Ms. Gilberg went to work part-time in the Horticulture Department at Shaw Nature Reserve, where she taught in the native plant school, using, she said, “Whitmire Wildflower Garden as an outdoor classroom.” Her work at the Reserve helped her develop an expertise in stormwater management through landscaping, a process called rainscaping.
Since 2009, she had served as project horticulturalist for the Deer Creek Watershed Alliance, which awarded her a Certificate of Excellence last May.
As a member of the Garden Writers of America, Ms. Gilberg wrote native plant columns for several publications, including the Kansas City Gardener, The Healthy Planet and the Gateway Gardener, to which she submitted her monthly column for May despite her declining health.
Smitten
Cynthia Perry Lawton Gilberg was born in St. Louis on April 13, 1955, the daughter of Barbara Perry Lawton and the late Sanford Lawton. While living with her father in Covington, Ky., she graduated from Villa Madonna High School.
She met her husband, an entomology major and fellow St. Louisan, in 1978 while both were attending the University of Missouri-Columbia.
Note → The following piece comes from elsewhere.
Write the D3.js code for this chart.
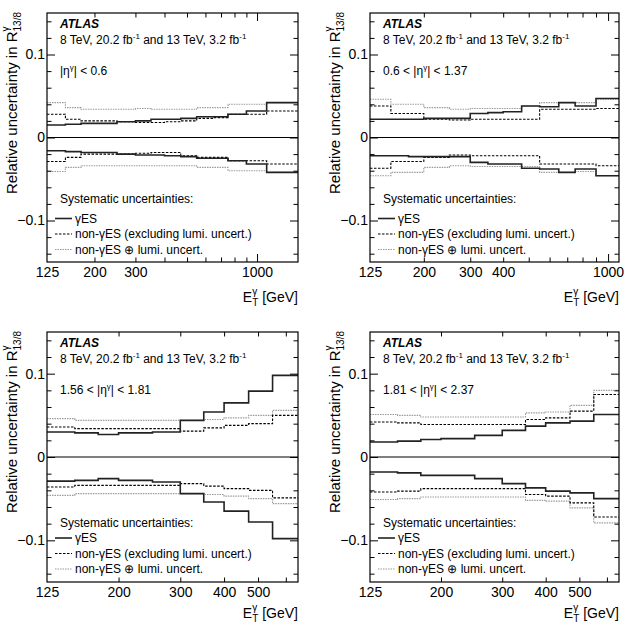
<!DOCTYPE html>
<html>
<head>
<meta charset="utf-8">
<script src="https://cdn.jsdelivr.net/npm/d3@7/dist/d3.min.js"></script>
<style>
body { margin: 0; background: #fff; }
svg { font-family: "Liberation Sans", Arial, Helvetica, sans-serif; }
.tick text { font-size: 14px; fill: #000; }
</style>
</head>
<body>
<div id="vis"></div>
<script>
// bin edges in E_T (GeV)
const edges14 = [125, 150, 175, 200, 250, 300, 350, 400, 470, 550, 650, 750, 900, 1100, 1500];
const edges13 = [125, 150, 175, 200, 250, 300, 350, 400, 470, 550, 650, 750, 900, 1100];
const edges10 = [125, 150, 175, 200, 250, 300, 350, 400, 470, 550, 650];

// |eta| < 0.6
const esUp1   = [0.015, 0.016, 0.017, 0.017, 0.019, 0.020, 0.022, 0.022, 0.023, 0.025, 0.025, 0.028, 0.032, 0.042];
const esDn1   = [-0.016, -0.017, -0.018, -0.018, -0.020, -0.021, -0.021, -0.022, -0.023, -0.025, -0.025, -0.028, -0.032, -0.042];
const nonUp1  = [0.028, 0.022, 0.020, 0.020, 0.019, 0.018, 0.018, 0.019, 0.020, 0.023, 0.024, 0.028, 0.028, 0.032];
const nonDn1  = [-0.029, -0.024, -0.020, -0.020, -0.020, -0.019, -0.018, -0.018, -0.022, -0.024, -0.024, -0.028, -0.028, -0.032];
const lumiUp1 = [0.042, 0.036, 0.034, 0.034, 0.034, 0.035, 0.034, 0.034, 0.034, 0.036, 0.036, 0.040, 0.040, 0.042];
const lumiDn1 = [-0.041, -0.036, -0.034, -0.034, -0.034, -0.034, -0.034, -0.034, -0.034, -0.036, -0.036, -0.040, -0.040, -0.042];

// 0.6 < |eta| < 1.37
const esUp2   = [0.022, 0.022, 0.022, 0.023, 0.023, 0.029, 0.030, 0.031, 0.038, 0.037, 0.042, 0.038, 0.047];
const esDn2   = [-0.022, -0.022, -0.023, -0.023, -0.023, -0.030, -0.032, -0.032, -0.037, -0.038, -0.042, -0.038, -0.046];
const nonUp2  = [0.038, 0.029, 0.029, 0.022, 0.021, 0.022, 0.022, 0.022, 0.022, 0.034, 0.034, 0.034, 0.035];
const nonDn2  = [-0.037, -0.029, -0.029, -0.024, -0.021, -0.022, -0.022, -0.022, -0.022, -0.032, -0.032, -0.032, -0.034];
const lumiUp2 = [0.046, 0.040, 0.040, 0.036, 0.034, 0.035, 0.035, 0.035, 0.038, 0.042, 0.042, 0.042, 0.046];
const lumiDn2 = [-0.046, -0.042, -0.042, -0.036, -0.034, -0.035, -0.035, -0.035, -0.035, -0.042, -0.042, -0.041, -0.046];

// 1.56 < |eta| < 1.81
const esUp3   = [0.030, 0.029, 0.027, 0.029, 0.030, 0.044, 0.054, 0.065, 0.079, 0.098];
const esDn3   = [-0.029, -0.028, -0.026, -0.028, -0.030, -0.044, -0.054, -0.065, -0.078, -0.098];
const nonUp3  = [0.036, 0.034, 0.034, 0.034, 0.034, 0.031, 0.035, 0.038, 0.040, 0.050];
const nonDn3  = [-0.036, -0.034, -0.034, -0.034, -0.034, -0.032, -0.035, -0.038, -0.040, -0.049];
const lumiUp3 = [0.046, 0.044, 0.044, 0.044, 0.044, 0.044, 0.045, 0.047, 0.050, 0.056];
const lumiDn3 = [-0.046, -0.044, -0.044, -0.044, -0.044, -0.044, -0.045, -0.047, -0.050, -0.056];

// 1.81 < |eta| < 2.37
const esUp4   = [0.018, 0.019, 0.021, 0.022, 0.026, 0.032, 0.037, 0.041, 0.043, 0.051];
const esDn4   = [-0.018, -0.019, -0.022, -0.022, -0.026, -0.032, -0.037, -0.041, -0.043, -0.050];
const nonUp4  = [0.042, 0.041, 0.039, 0.039, 0.039, 0.039, 0.045, 0.047, 0.055, 0.075];
const nonDn4  = [-0.042, -0.041, -0.038, -0.038, -0.038, -0.038, -0.045, -0.047, -0.055, -0.072];
const lumiUp4 = [0.051, 0.050, 0.048, 0.048, 0.048, 0.048, 0.053, 0.054, 0.062, 0.080];
const lumiDn4 = [-0.051, -0.050, -0.048, -0.048, -0.048, -0.048, -0.052, -0.053, -0.061, -0.079];

// axis ticks
const yMajor = [-0.1, 0, 0.1];
const yMinor = [-0.14, -0.12, -0.08, -0.06, -0.04, -0.02, 0.02, 0.04, 0.06, 0.08, 0.12, 0.14];
const xMinor = [200, 300, 400, 500, 600, 700, 800, 900];
const xMajor = [1000];
const xLabels1 = [125, 200, 300, 1000];
const xLabels2 = [125, 200, 300, 400, 1000];
const xLabels3 = [125, 200, 300, 400, 500];
const etaTexts = [['', '| < 0.6'], ['0.6 < ', '| < 1.37'], ['1.56 < ', '| < 1.81'], ['1.81 < ', '| < 2.37']];

const panels = [
  { left: 47,  top: 13,  w: 251, h: 249, xMax: 1500, edges: edges14, labels: xLabels1, es: [esUp1, esDn1], non: [nonUp1, nonDn1], lumi: [lumiUp1, lumiDn1], eta: etaTexts[0], titleDy: 40, legDy: 190 },
  { left: 370, top: 13,  w: 249, h: 249, xMax: 1100, edges: edges13, labels: xLabels2, es: [esUp2, esDn2], non: [nonUp2, nonDn2], lumi: [lumiUp2, lumiDn2], eta: etaTexts[1], titleDy: 40, legDy: 190 },
  { left: 47,  top: 332, w: 251, h: 250, xMax: 650,  edges: edges10, labels: xLabels3, es: [esUp3, esDn3], non: [nonUp3, nonDn3], lumi: [lumiUp3, lumiDn3], eta: etaTexts[2], titleDy: 36, legDy: 195 },
  { left: 370, top: 332, w: 249, h: 250, xMax: 650,  edges: edges10, labels: xLabels3, es: [esUp4, esDn4], non: [nonUp4, nonDn4], lumi: [lumiUp4, lumiDn4], eta: etaTexts[3], titleDy: 36, legDy: 195 }
];

const styles = {
  es:   { stroke: '#222', width: 1.6, dash: null },
  non:  { stroke: '#000', width: 1.1, dash: '2.5,1.5' },
  lumi: { stroke: '#9a9a9a', width: 1.1, dash: '1.5,1' }
};

const svg = d3.select('#vis').append('svg')
  .attr('width', 625)
  .attr('height', 630);

panels.forEach(p => drawPanel(p));

function drawPanel(p) {
  const g = svg.append('g');
  const bottom = p.top + p.h, right = p.left + p.w;

  const x = d3.scaleLog().domain([125, p.xMax]).range([p.left, right]);
  const y = d3.scaleLinear().domain([-0.15, 0.15]).range([bottom, p.top]);

  // zero line
  g.append('line')
    .attr('x1', p.left).attr('x2', right)
    .attr('y1', y(0)).attr('y2', y(0))
    .attr('stroke', '#000').attr('stroke-width', 1.2);

  // step histograms
  const line = d3.line().x(d => x(d[0])).y(d => y(d[1]));
  const steps = vals => {
    const pts = [];
    vals.forEach((v, i) => { pts.push([p.edges[i], v]); pts.push([p.edges[i + 1], v]); });
    return pts;
  };
  ['lumi', 'non', 'es'].forEach(key => {
    p[key].forEach(vals => {
      g.append('path')
        .attr('d', line(steps(vals)))
        .attr('fill', 'none')
        .attr('stroke', styles[key].stroke)
        .attr('stroke-width', styles[key].width)
        .attr('stroke-dasharray', styles[key].dash);
    });
  });

  // axes: ticks drawn inside the frame, ROOT style
  const noLab = () => '';
  const addAxis = (axis, tx, ty) => {
    const a = g.append('g').attr('transform', `translate(${tx},${ty})`).call(axis);
    a.select('.domain').remove();
    a.selectAll('line').attr('stroke', '#000');
    return a;
  };
  const minors = xMinor.filter(v => v < p.xMax);
  const majors = xMajor.filter(v => v < p.xMax);
  addAxis(d3.axisBottom(x).tickValues(minors).tickSize(-4.5).tickFormat(noLab), 0, bottom);
  addAxis(d3.axisTop(x).tickValues(minors).tickSize(-4.5).tickFormat(noLab), 0, p.top);
  addAxis(d3.axisBottom(x).tickValues(majors).tickSize(-8).tickFormat(noLab), 0, bottom);
  addAxis(d3.axisTop(x).tickValues(majors).tickSize(-8).tickFormat(noLab), 0, p.top);
  const xl = addAxis(d3.axisBottom(x).tickValues(p.labels).tickSize(0).tickPadding(5).tickFormat(d3.format('d')), 0, bottom);
  xl.selectAll('line').remove();
  xl.selectAll('text').style('font-size', '14px');

  addAxis(d3.axisLeft(y).tickValues(yMinor).tickSize(-4.5).tickFormat(noLab), p.left, 0);
  addAxis(d3.axisRight(y).tickValues(yMinor).tickSize(-4.5).tickFormat(noLab), right, 0);
  addAxis(d3.axisRight(y).tickValues(yMajor).tickSize(-8).tickFormat(noLab), right, 0);
  const yl = addAxis(d3.axisLeft(y).tickValues(yMajor).tickSize(-8).tickPadding(2)
    .tickFormat(d => d === 0 ? '0' : (d < 0 ? '\u22120.1' : '0.1')), p.left, 0);
  yl.selectAll('text').style('font-size', '14px');

  // frame
  g.append('rect')
    .attr('x', p.left).attr('y', p.top)
    .attr('width', p.w).attr('height', p.h)
    .attr('fill', 'none').attr('stroke', '#000').attr('stroke-width', 1.2);

  // axis titles
  const xt = g.append('text')
    .attr('x', right).attr('y', bottom + p.titleDy)
    .attr('text-anchor', 'end')
    .style('font-size', '14px');
  xt.append('tspan').text('E');
  xt.append('tspan').attr('dy', 4).style('font-size', '10px').text('T');
  xt.append('tspan').attr('dx', -6).attr('dy', -11).style('font-size', '10px').text('\u03b3');
  xt.append('tspan').attr('dx', 1).attr('dy', 7).text(' [GeV]');

  const yt = g.append('text')
    .attr('transform', `translate(${p.left - 30},${p.top - 1}) rotate(-90)`)
    .attr('text-anchor', 'end')
    .style('font-size', '15px');
  yt.append('tspan').text('Relative uncertainty in R');
  yt.append('tspan').attr('dy', -8).style('font-size', '10px').text('\u03b3');
  yt.append('tspan').attr('dx', -5).attr('dy', 12).style('font-size', '10px').text('13/8');

  // labels
  const tx = p.left + 13;
  g.append('text').attr('x', tx).attr('y', p.top + 14.5)
    .style('font-size', '12px').style('font-weight', 'bold').style('font-style', 'italic')
    .text('ATLAS');
  const lum = g.append('text').attr('x', tx).attr('y', p.top + 31).style('font-size', '12px');
  lum.append('tspan').text('8 TeV, 20.2 fb');
  lum.append('tspan').attr('dy', -5).style('font-size', '8px').text('-1');
  lum.append('tspan').attr('dy', 5).text(' and 13 TeV, 3.2 fb');
  lum.append('tspan').attr('dy', -5).style('font-size', '8px').text('-1');

  const eta = g.append('text').attr('x', tx).attr('y', p.top + 62).style('font-size', '12px');
  eta.append('tspan').text(p.eta[0] + '|\u03b7');
  eta.append('tspan').attr('dy', -5).style('font-size', '8px').text('\u03b3');
  eta.append('tspan').attr('dy', 5).text(p.eta[1]);

  // legend
  g.append('text').attr('x', tx).attr('y', p.top + p.legDy)
    .style('font-size', '12px').text('Systematic uncertainties:');
  const legItems = [
    ['es', '\u03b3ES'],
    ['non', 'non-\u03b3ES (excluding lumi. uncert.)'],
    ['lumi', 'non-\u03b3ES \u2295 lumi. uncert.']
  ];
  legItems.forEach((it, i) => {
    const ly = y(0) + 81 + i * 15.5;
    g.append('line')
      .attr('x1', p.left + 8).attr('x2', p.left + 25)
      .attr('y1', ly).attr('y2', ly)
      .attr('stroke', styles[it[0]].stroke)
      .attr('stroke-width', styles[it[0]].width)
      .attr('stroke-dasharray', styles[it[0]].dash);
    g.append('text').attr('x', p.left + 28).attr('y', ly + 4)
      .style('font-size', '12px').text(it[1]);
  });
}
</script>
</body>
</html>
“I had a crush on her from the first time I saw her,” said Douglas Gilberg. “I diligently pursued her until I wore her down and she took me into her heart.”
Ms. Gilberg was a sponsor of the St. Louis Children's Garden Club, served on the national board of the Perennial Plant Association and was past president of the Horticulture Co-Op of Greater St. Louis.
She was preceded in death by her father and a brother, Mark Lawton.
In addition to her husband, mother and daughter, her survivors include a son, Nathan Gilberg of St. Louis; a brother, William (Mary) Lawton of Fort Myers, Fla.; and a half-sister, Deborah (Todd) Pickens of Arizona.
Visitation will be from 6 to 9 p.m., today (Wednesday, July 2, 2014), at the Schrader Funeral Home and Crematory, 14960 Manchester Road at Holloway, in Ballwin. Interment will be private.
Contributions in Ms. Gilberg’s memory may be made to St. Louis Ovarian Cancer Awareness.